Shoe fits for design students at Exposure
Monday, November 11, 2013
Shoe fits for design students at Exposure

The T(shoe) by Nick Loubser
Industrial design students at Massey’s Wellington campus have put their best foot forward with three separate exhibits at this year’s Exposure exhibition focusing on outdoor and recyclable footwear.
The end of year exhibition of work by final year students at the School of Design at the College of Creative Arts opened to the public at the weekend as part of the BLOW creative arts festival.
Two of the students have devised ways to recycle textile waste to make environmentally friendly shoes.
Following a trip to Kenya, Nick Loubser created casual and comfortable footwear by processing strands of t-shirt scraps.
Fellow student John Chen also used fashion waste, as well as recycled car tyre and ground down reconstituted cork, for his design that focuses on creating a footwear construction method that avoids the use of adhesives between two different materials.
Mr Loubser says the designs addressed an age-old problem for the fashion industry where so much material was lift on the workroom floor.
“Each year millions of tons of textile waste is discarded in landfills. The T (shoe) aims to address aspects of this issue by repurposing textile waste by applying it to footwear.”
This is done by processing strands of t-shirt scraps and adding value to it through handcraft manufacturing methods and basic machinery found commonly with clothing factories worldwide.”
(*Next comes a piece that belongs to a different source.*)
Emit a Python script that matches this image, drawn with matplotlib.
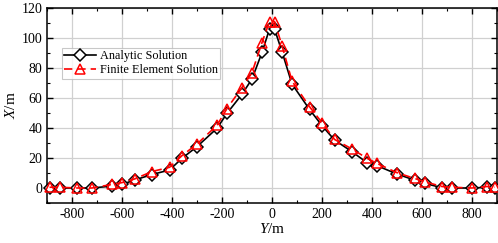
import matplotlib
matplotlib.use("Agg")
import matplotlib.pyplot as plt
from matplotlib.ticker import MultipleLocator

plt.rcParams["font.family"] = ["Liberation Serif", "DejaVu Serif"]
plt.rcParams["mathtext.fontset"] = "custom"
plt.rcParams["mathtext.it"] = "Liberation Serif:italic"
plt.rcParams["mathtext.rm"] = "Liberation Serif"
plt.rcParams["axes.unicode_minus"] = False

# distance along Y (m)
y_pos = [-890, -850, -780, -720, -640, -600, -550, -480, -410, -360, -300,
         -220, -180, -120, -80, -40, -10, 10, 40, 80, 150, 200, 250, 320,
         380, 420, 500, 570, 610, 680, 720, 800, 860, 890]
analytic = [0, 0, 0, 0, 1.3, 2.4, 5.3, 9, 12, 19.8, 27.6,
            39.8, 49.8, 62.5, 72.7, 90.4, 106, 106, 90.9, 69.3, 52.4, 41.6, 32, 24.2,
            16.9, 14.9, 9.3, 5.3, 3.1, 0.2, 0, 0, 0.5, 0]
fem = [0.5, 0.5, 0, 0, 2.4, 3.6, 6, 11, 13.8, 21.6, 29.3,
       41.8, 53, 67, 76.9, 97, 111, 111, 94.9, 71.3, 54.2, 43.6, 32.4, 26,
       19.8, 16.4, 10.2, 6.4, 4.2, 1, 0.5, 0, 1, 0.5]

fig = plt.figure(figsize=(4.98, 2.43), dpi=100)
ax = fig.add_axes([0.0944, 0.1646, 0.9036, 0.8024])

ax.plot(y_pos, analytic, color="black", linewidth=1.2, marker="D",
        markersize=6.2, markerfacecolor="white", markeredgecolor="black",
        markeredgewidth=1.1, label="Analytic Solution", zorder=3, clip_on=False)
ax.plot(y_pos, fem, color="red", linewidth=1.2, linestyle=(0, (5, 3)),
        marker="^", markersize=7.5, markerfacecolor="none", markeredgecolor="red",
        markeredgewidth=1.1, label="Finite Element Solution", zorder=4, clip_on=False)

ax.set_xlim(-900, 900)
ax.set_ylim(-10, 120)
ax.xaxis.set_major_locator(MultipleLocator(200))
ax.xaxis.set_minor_locator(MultipleLocator(100))
ax.yaxis.set_major_locator(MultipleLocator(20))
ax.yaxis.set_minor_locator(MultipleLocator(10))
ax.tick_params(which="both", direction="in", top=True, right=True, labelsize=10)
ax.tick_params(which="major", length=4, width=1)
ax.tick_params(which="minor", length=2.5, width=0.8)
ax.grid(True, which="major", color="#d0d0d0", linewidth=0.9)
ax.set_axisbelow(True)
for s in ax.spines.values():
    s.set_linewidth(1.1)

ax.set_xlabel("$Y$/m", fontsize=11, labelpad=1)
ax.set_ylabel("$X$/m", fontsize=11, labelpad=2)

leg = ax.legend(loc="upper left", bbox_to_anchor=(0.033, 0.795), fontsize=8.8,
                frameon=True, fancybox=False, edgecolor="#bbbbbb",
                handlelength=2.6, borderpad=0.2, labelspacing=0.15,
                handletextpad=0.3, borderaxespad=0)
leg.get_frame().set_linewidth(0.8)

fig.savefig("out.png", dpi=100)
Fellow industrial designer, Geoff Wright, who with Mr Loubser and Mr Chen is part of a new shoe design collective called Simpleton, designed an all terrain footwear solution for a woman with arthritis - a market, he says, that is traditionally neglected by sports brands.
“The material in the sole and upper make the shoes mouldable to individual feet using heat and vacuum mould techniques rarely used in the footwear industry.”
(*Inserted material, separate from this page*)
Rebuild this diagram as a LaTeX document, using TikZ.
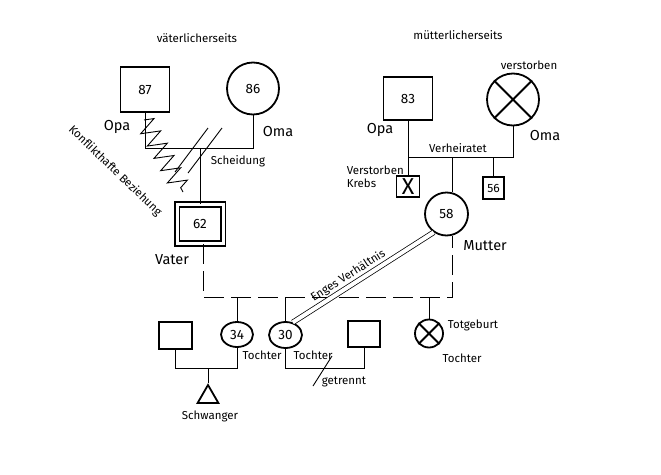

Meanwhile, a fourth student, John van Huenen, made a stool solely comprised of heat-formed used plastic grocery bags.
“It uses basic manufacturing techniques and is designed to raise awareness of the waste issue in Bali among tourists while generating income for local people.”
Exposure is on at Blocks 1,2 and 12 of Massey’s Wellington campus and continues till November 23.
Caption: From top, the T(shoe) by Nick Loubser, John Chen’s shoes made from fashion and industrial waste and Geoff Wright’s Kondura all terrain footwear for women. At right, Bali stool made from used plastic grocery bags.